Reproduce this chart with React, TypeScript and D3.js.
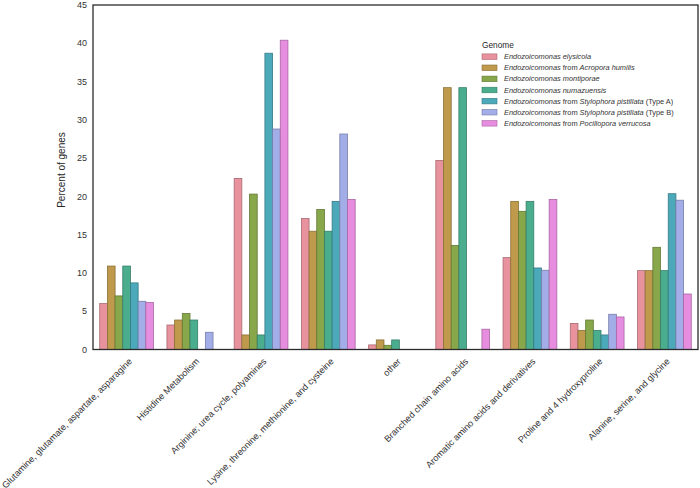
import React from "react";
import * as d3 from "d3";

const categories = [
  "Glutamine, glutamate, aspartate, asparagine",
  "Histidine Metabolism",
  "Arginine; urea cycle, polyamines",
  "Lysine, threonine, methionine, and cysteine",
  "other",
  "Branched chain amino acids",
  "Aromatic amino acids and derivatives",
  "Proline and 4 hydroxyproline",
  "Alanine, serine, and glycine",
];

const genomes = [
  "Endozoicomonas elysicola",
  "Endozoicomonas from Acropora humilis",
  "Endozoicomonas montiporae",
  "Endozoicomonas numazuensis",
  "Endozoicomonas from Stylophora pistillata (Type A)",
  "Endozoicomonas from Stylophora pistillata (Type B)",
  "Endozoicomonas from Pocillopora verrucosa",
];

const elysicola = [6.0, 3.2, 22.35, 17.1, 0.6, 24.7, 12.0, 3.4, 10.3];
const acroporaHumilis = [10.9, 3.85, 1.9, 15.45, 1.25, 34.2, 19.35, 2.5, 10.3];
const montiporae = [7.0, 4.7, 20.3, 18.3, 0.55, 13.6, 18.05, 3.85, 13.35];
const numazuensis = [10.9, 3.85, 1.9, 15.45, 1.25, 34.2, 19.35, 2.5, 10.3];
const stylophoraA = [8.7, 0, 38.7, 19.35, 0, 0, 10.65, 1.9, 20.35];
const stylophoraB = [6.3, 2.25, 28.8, 28.15, 0, 0, 10.35, 4.6, 19.5];
const pocillopora = [6.15, 0, 40.4, 19.6, 0, 2.65, 19.6, 4.25, 7.25];

const seriesValues = [
  elysicola,
  acroporaHumilis,
  montiporae,
  numazuensis,
  stylophoraA,
  stylophoraB,
  pocillopora,
];

const colors = [
  "#e8929e",
  "#c09a4c",
  "#88a74a",
  "#4aae8e",
  "#4ba9b9",
  "#a3aee9",
  "#e78de0",
];

const yTicks = [0, 5, 10, 15, 20, 25, 30, 35, 40, 45];

const W = 700;
const H = 488;
const left = 93;
const right = 698;
const top = 5;
const bottom = 349.5;
const font = "'Liberation Sans', Arial, Helvetica, sans-serif";

function legendParts(label: string) {
  const parts = label.split(/( from |\(Type [AB]\))/).filter((p) => p !== "");
  return parts.map((p) => ({
    text: p,
    italic: !(p === " from " || /^\(Type/.test(p)),
  }));
}

export default function App() {
  const x = d3
    .scaleBand<string>()
    .domain(categories)
    .range([left, right])
    .paddingInner(0.2)
    .paddingOuter(0.1);
  const xi = d3
    .scaleBand<number>()
    .domain(d3.range(genomes.length))
    .range([0, x.bandwidth()]);
  const y = d3.scaleLinear().domain([0, 45]).range([bottom, top]);

  const bars: React.ReactElement[] = [];
  seriesValues.forEach((vals, si) => {
    vals.forEach((v, ci) => {
      if (v <= 0) return;
      const bx = (x(categories[ci]) as number) + (xi(si) as number);
      const stroke = d3.color(colors[si])!.darker(0.9).formatHex();
      bars.push(
        <rect
          key={`${si}-${ci}`}
          x={bx}
          y={y(v)}
          width={xi.bandwidth()}
          height={y(0) - y(v)}
          fill={colors[si]}
          stroke={stroke}
          strokeWidth={0.8}
        />
      );
    });
  });

  const step = x.step();

  return (
    <svg
      width={W}
      height={H}
      style={{ position: "absolute", left: 0, top: 0, background: "#fff" }}
      fontFamily={font}
    >
      <rect x={0} y={0} width={W} height={H} fill="#fff" />
      {bars}
      <rect
        x={left}
        y={top}
        width={right - left}
        height={bottom - top}
        fill="none"
        stroke="#2b2b2b"
        strokeWidth={1.3}
      />
      {yTicks.map((t) => (
        <text
          key={t}
          x={87}
          y={y(t)}
          dy="0.35em"
          textAnchor="end"
          fontSize={9}
          fill="#333"
        >
          {t}
        </text>
      ))}
      <text
        transform={`translate(65,170) rotate(-90)`}
        textAnchor="middle"
        fontSize={10}
        fill="#262626"
      >
        Percent of genes
      </text>
      {categories.map((c) => {
        const cx = (x(c) as number) + x.bandwidth() / 2 + 6;
        return (
          <text
            key={c}
            transform={`translate(${cx},362) rotate(-45)`}
            textAnchor="end"
            fontSize={9.1}
            fill="#333"
          >
            {c}
          </text>
        );
      })}
      <g transform="translate(482,0)">
        <text x={0} y={48} fontSize={8.3} fill="#262626">
          Genome
        </text>
        {genomes.map((g, i) => {
          const cy = 56.7 + i * 11.1;
          return (
            <g key={g}>
              <rect
                x={0}
                y={cy - 2.8}
                width={15}
                height={5.6}
                fill={colors[i]}
                stroke={d3.color(colors[i])!.darker(0.9).formatHex()}
                strokeWidth={0.6}
              />
              <text x={22} y={cy} dy="0.35em" fontSize={7.4} fill="#333">
                {legendParts(g).map((p, k) => (
                  <tspan key={k} fontStyle={p.italic ? "italic" : "normal"}>
                    {p.text}
                  </tspan>
                ))}
              </text>
            </g>
          );
        })}
      </g>
      {step > 0 ? null : null}
    </svg>
  );
}
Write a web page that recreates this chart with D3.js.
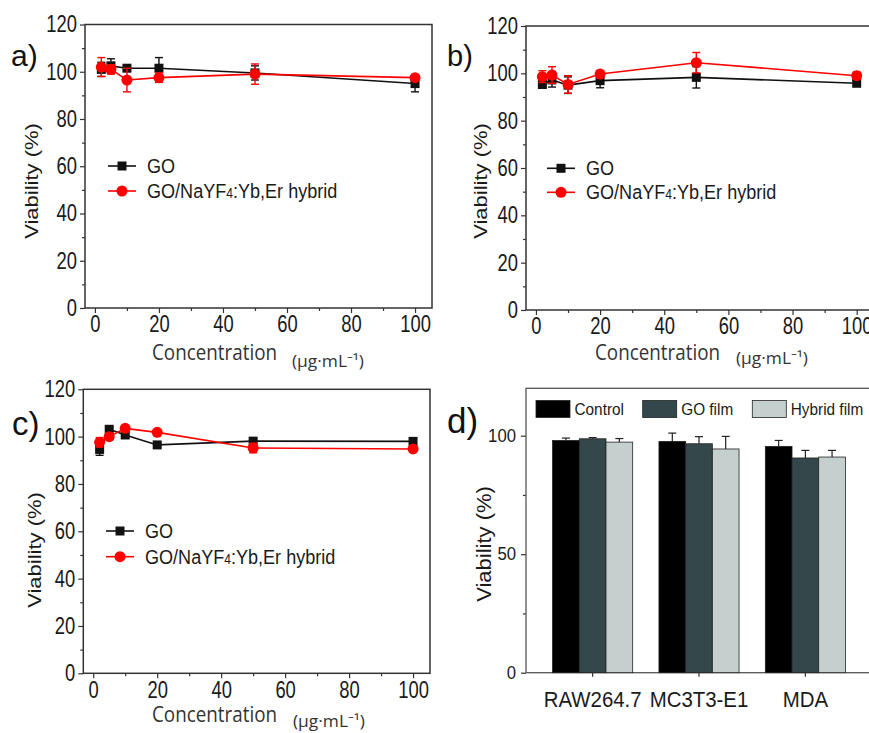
<!DOCTYPE html>
<html>
<head>
<meta charset="utf-8">
<script src="https://cdn.jsdelivr.net/npm/d3@7.9.0/dist/d3.min.js"></script>
<style>
  body { margin: 0; background: #fff; }
  svg { display: block; }
</style>
</head>
<body>
<svg id="fig" width="869" height="733"></svg>
<script>
// concentrations (µg/mL)
const conc = [2, 5, 10, 20, 50, 100];

// panel a
const goA = [101, 102.5, 101.5, 101.5, 99.5, 95];
const goAErr = [3, 3, 1, 4.5, 3, 3.5];
const hyA = [102, 101, 96.5, 97.5, 99, 97.5];
const hyAErr = [4, 2, 5, 2, 4.3, 1];

// panel b
const goB = [95.3, 97.2, 95, 96.9, 98.3, 95.8];
const goBErr = [1.5, 3, 3.5, 3, 4.5, 1];
const hyB = [98.6, 99.3, 95.3, 99.7, 104.5, 99];
const hyBErr = [2.5, 3.5, 3.7, 1.5, 4.3, 1.5];

// panel c
const goC = [94.6, 103.1, 100.7, 96.5, 98.1, 98];
const goCErr = [2.5, 1, 1, 1, 1, 1];
const hyC = [97.6, 100, 103.5, 101.8, 95.2, 94.8];
const hyCErr = [2, 1.5, 1, 1, 2, 1];

// panel d
const cells = ['RAW264.7', 'MC3T3-E1', 'MDA'];
const films = ['Control', 'GO film', 'Hybrid film'];
const control = [98, 97.6, 95.5];
const controlErr = [1, 3.5, 2.5];
const goFilm = [98.7, 96.6, 90.6];
const goFilmErr = [0.5, 3, 3.2];
const hybridFilm = [97.3, 94.4, 91];
const hybridFilmErr = [1.5, 5.3, 2.8];

const xTicks = [0, 20, 40, 60, 80, 100];
const xMinor = [10, 30, 50, 70, 90];
const yTicks = [0, 20, 40, 60, 80, 100, 120];
const yMinor = [10, 30, 50, 70, 90, 110];
const dTicks = [0, 50, 100];
const dMinor = [25, 75];

const SANS = '"Liberation Sans", Arial, sans-serif';
const OPEN = '"Open Sans", "Noto Sans", sans-serif';
const svg = d3.select('#fig');

function styleTicks(sel, size, sx, isLeft, off) {
  sel.select('.domain').remove();
  sel.selectAll('line').attr('stroke', '#333').attr('stroke-width', 1.2);
  sel.selectAll('text')
    .attr('font-family', SANS)
    .attr('font-size', size)
    .attr('fill', '#1a1a1a')
    .attr('transform', `scale(${sx},1)`);
  if (isLeft) sel.selectAll('text').attr('x', -off / sx);
}

function drawMarker(g, shape, cx, cy, color) {
  if (shape === 'square') {
    g.append('rect').attr('x', cx - 4.5).attr('y', cy - 4.5)
      .attr('width', 9).attr('height', 9).attr('fill', color);
  } else {
    g.append('circle').attr('cx', cx).attr('cy', cy).attr('r', 5.5).attr('fill', color);
  }
}

function linePanel(o) {
  const x = d3.scaleLinear().domain([-3.1, 105.3]).range([o.left, o.right]);
  const y = d3.scaleLinear().domain([0, 120]).range([o.bottom, o.top]);
  const g = svg.append('g');

  // axes
  g.append('g').attr('transform', `translate(0,${o.bottom})`)
    .call(d3.axisBottom(x).tickValues(xMinor).tickSize(3).tickFormat(''))
    .call(s => styleTicks(s, 23, 0.8));
  g.append('g').attr('transform', `translate(0,${o.bottom})`)
    .call(d3.axisBottom(x).tickValues(xTicks).tickSize(5).tickPadding(3))
    .call(s => styleTicks(s, 23, 0.8));
  g.append('g').attr('transform', `translate(${o.left},0)`)
    .call(d3.axisLeft(y).tickValues(yMinor).tickSize(3).tickFormat(''))
    .call(s => styleTicks(s, 23, 0.8));
  g.append('g').attr('transform', `translate(${o.left},0)`)
    .call(d3.axisLeft(y).tickValues(yTicks).tickSize(5).tickPadding(3))
    .call(s => styleTicks(s, 23, 0.8, true, 8));

  g.append('rect')
    .attr('x', o.left).attr('y', o.top)
    .attr('width', o.right - o.left).attr('height', o.bottom - o.top)
    .attr('fill', 'none').attr('stroke', '#333').attr('stroke-width', 1.5);

  const series = [
    { vals: o.go, errs: o.goErr, color: '#111', shape: 'square' },
    { vals: o.hy, errs: o.hyErr, color: '#f00', shape: 'circle' }
  ];

  series.forEach(s => {
    const pts = conc.map((c, i) => ({ c, v: s.vals[i], e: s.errs[i] }));
    g.append('path')
      .datum(pts)
      .attr('d', d3.line().x(d => x(d.c)).y(d => y(d.v)))
      .attr('fill', 'none').attr('stroke', s.color).attr('stroke-width', 1.6);

    const eb = g.append('g').attr('stroke', s.color).attr('stroke-width', 1.4);
    pts.forEach(d => {
      const cx = x(d.c);
      eb.append('line').attr('x1', cx).attr('x2', cx).attr('y1', y(d.v - d.e)).attr('y2', y(d.v + d.e));
      [d.v - d.e, d.v + d.e].forEach(v => {
        eb.append('line').attr('x1', cx - 4).attr('x2', cx + 4).attr('y1', y(v)).attr('y2', y(v));
      });
    });

    pts.forEach(d => drawMarker(g, s.shape, x(d.c), y(d.v), s.color));
  });

  // legend
  const lg = [
    { color: '#111', shape: 'square', y: o.legY[0], label: 'GO' },
    { color: '#f00', shape: 'circle', y: o.legY[1], label: 'hy' }
  ];
  lg.forEach(l => {
    g.append('line').attr('x1', o.legX).attr('x2', o.legX + 28)
      .attr('y1', l.y).attr('y2', l.y).attr('stroke', l.color).attr('stroke-width', 1.6);
    drawMarker(g, l.shape, o.legX + 14, l.y, l.color);
    const t = g.append('text')
      .attr('transform', `translate(${o.legX + 39},${l.y + 7}) scale(0.86,1)`)
      .attr('font-family', SANS).attr('font-size', 21).attr('fill', '#1a1a1a');
    if (l.label === 'GO') t.text('GO');
    else {
      t.append('tspan').text('GO/NaYF');
      t.append('tspan').attr('font-size', 14).text('4');
      t.append('tspan').text(':Yb,Er hybrid');
    }
  });

  // axis titles
  g.append('text')
    .attr('transform', `translate(${o.yLab[0]},${o.yLab[1]}) scale(0.82,1) rotate(-90)`)
    .attr('text-anchor', 'middle').attr('dy', '0.35em')
    .attr('font-family', SANS).attr('font-size', 22).attr('fill', '#1a1a1a')
    .text('Viability (%)');
  g.append('text')
    .attr('x', o.conc[0]).attr('y', o.conc[1])
    .attr('font-family', OPEN).attr('font-size', 21).attr('fill', '#333')
    .attr('textLength', 125).attr('lengthAdjust', 'spacingAndGlyphs')
    .text('Concentration');
  g.append('text')
    .attr('x', o.unit[0]).attr('y', o.unit[1])
    .attr('font-family', OPEN).attr('font-size', 16).attr('fill', '#333')
    .attr('textLength', 72).attr('lengthAdjust', 'spacingAndGlyphs')
    .text('(\u03bcg\u00b7mL\u207b\u00b9)');
  g.append('text')
    .attr('x', o.tag[0]).attr('y', o.tag[1])
    .attr('font-family', SANS).attr('font-size', o.tag[2]).attr('fill', '#111')
    .text(o.tag[3]);
}

linePanel({
  left: 85, right: 432, top: 24.5, bottom: 308,
  go: goA, goErr: goAErr, hy: hyA, hyErr: hyAErr,
  legX: 108, legY: [166, 191], yLab: [32, 181],
  conc: [152, 360], unit: [292, 367], tag: [11, 66, 30, 'a)']
});
linePanel({
  left: 526, right: 873.7, top: 26, bottom: 310,
  go: goB, goErr: goBErr, hy: hyB, hyErr: hyBErr,
  legX: 547, legY: [168.3, 192.3], yLab: [481, 181],
  conc: [595, 360], unit: [736, 364], tag: [447, 66, 29, 'b)']
});
linePanel({
  left: 83.3, right: 430, top: 389.3, bottom: 673.3,
  go: goC, goErr: goCErr, hy: hyC, hyErr: hyCErr,
  legX: 106, legY: [531, 556.7], yLab: [35, 550],
  conc: [152, 721.7], unit: [293, 727], tag: [12, 435, 33, 'c)']
});

// ---- panel d: bars ----
(function () {
  const left = 526, right = 872, top = 388.3, bottom = 672.7;
  const sx = 0.93;
  const colors = ['#000000', '#34474a', '#c5cfcd'];
  const vals = [control, goFilm, hybridFilm];
  const errs = [controlErr, goFilmErr, hybridFilmErr];

  const x0 = d3.scaleBand().domain(cells).range([left, right]).paddingInner(0.247).paddingOuter(0.25);
  const x1 = d3.scaleBand().domain(films).range([0, x0.bandwidth()]);
  const y = d3.scaleLinear().domain([0, 120]).range([bottom, top]);
  const g = svg.append('g');

  g.append('g').attr('transform', `translate(${left},0)`)
    .call(d3.axisLeft(y).tickValues(dMinor).tickSize(3).tickFormat(''))
    .call(s => styleTicks(s, 18, sx));
  g.append('g').attr('transform', `translate(${left},0)`)
    .call(d3.axisLeft(y).tickValues(dTicks).tickSize(5).tickPadding(5))
    .call(s => styleTicks(s, 18, sx, true, 10));
  g.append('g').attr('transform', `translate(0,${bottom})`)
    .call(d3.axisBottom(x0).tickSize(4).tickPadding(15))
    .call(s => styleTicks(s, 21.5, 0.95));

  g.append('rect')
    .attr('x', left).attr('y', top)
    .attr('width', right - left).attr('height', bottom - top)
    .attr('fill', 'none').attr('stroke', '#555').attr('stroke-width', 1.3);

  cells.forEach((c, i) => {
    films.forEach((f, j) => {
      const bx = x0(c) + x1(f);
      const v = vals[j][i];
      const e = errs[j][i];
      const cx = bx + x1.bandwidth() / 2;
      g.append('line').attr('x1', cx).attr('x2', cx).attr('y1', y(v)).attr('y2', y(v + e))
        .attr('stroke', '#222').attr('stroke-width', 1.2);
      g.append('line').attr('x1', cx - 4).attr('x2', cx + 4).attr('y1', y(v + e)).attr('y2', y(v + e))
        .attr('stroke', '#222').attr('stroke-width', 1.2);
      g.append('rect')
        .attr('x', bx).attr('y', y(v))
        .attr('width', x1.bandwidth()).attr('height', y(0) - y(v))
        .attr('fill', colors[j]).attr('stroke', '#222').attr('stroke-width', 0.8);
    });
  });

  // legend
  const legX = [536, 642.7, 752.3];
  films.forEach((f, j) => {
    g.append('rect').attr('x', legX[j]).attr('y', 400.5)
      .attr('width', 34).attr('height', 17)
      .attr('fill', colors[j]).attr('stroke', '#222').attr('stroke-width', 0.8);
    g.append('text')
      .attr('transform', `translate(${legX[j] + 38.5},415) scale(${sx},1)`)
      .attr('font-family', SANS).attr('font-size', 16.5).attr('fill', '#1a1a1a')
      .text(f);
  });

  g.append('text')
    .attr('transform', `translate(484,544) scale(${sx},1) rotate(-90)`)
    .attr('text-anchor', 'middle').attr('dy', '0.35em')
    .attr('font-family', SANS).attr('font-size', 22).attr('fill', '#1a1a1a')
    .text('Viability (%)');
  g.append('text')
    .attr('x', 447).attr('y', 433)
    .attr('font-family', SANS).attr('font-size', 35).attr('fill', '#111')
    .text('d)');
})();
</script>
</body>
</html>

TASK OBJECTIVE
Retype, word for word, only the lines from the one containing "Write a web" through the one containing "const conc = [2, 5, 10, 20, 50, 100];", both included, and leave out any pictures.

TASK ANSWER
Write a web page that recreates this chart with D3.js.
<!DOCTYPE html>
<html>
<head>
<meta charset="utf-8">
<script src="https://cdn.jsdelivr.net/npm/d3@7.9.0/dist/d3.min.js"></script>
<style>
  body { margin: 0; background: #fff; }
  svg { display: block; }
</style>
</head>
<body>
<svg id="fig" width="869" height="733"></svg>
<script>
// concentrations (µg/mL)
const conc = [2, 5, 10, 20, 50, 100];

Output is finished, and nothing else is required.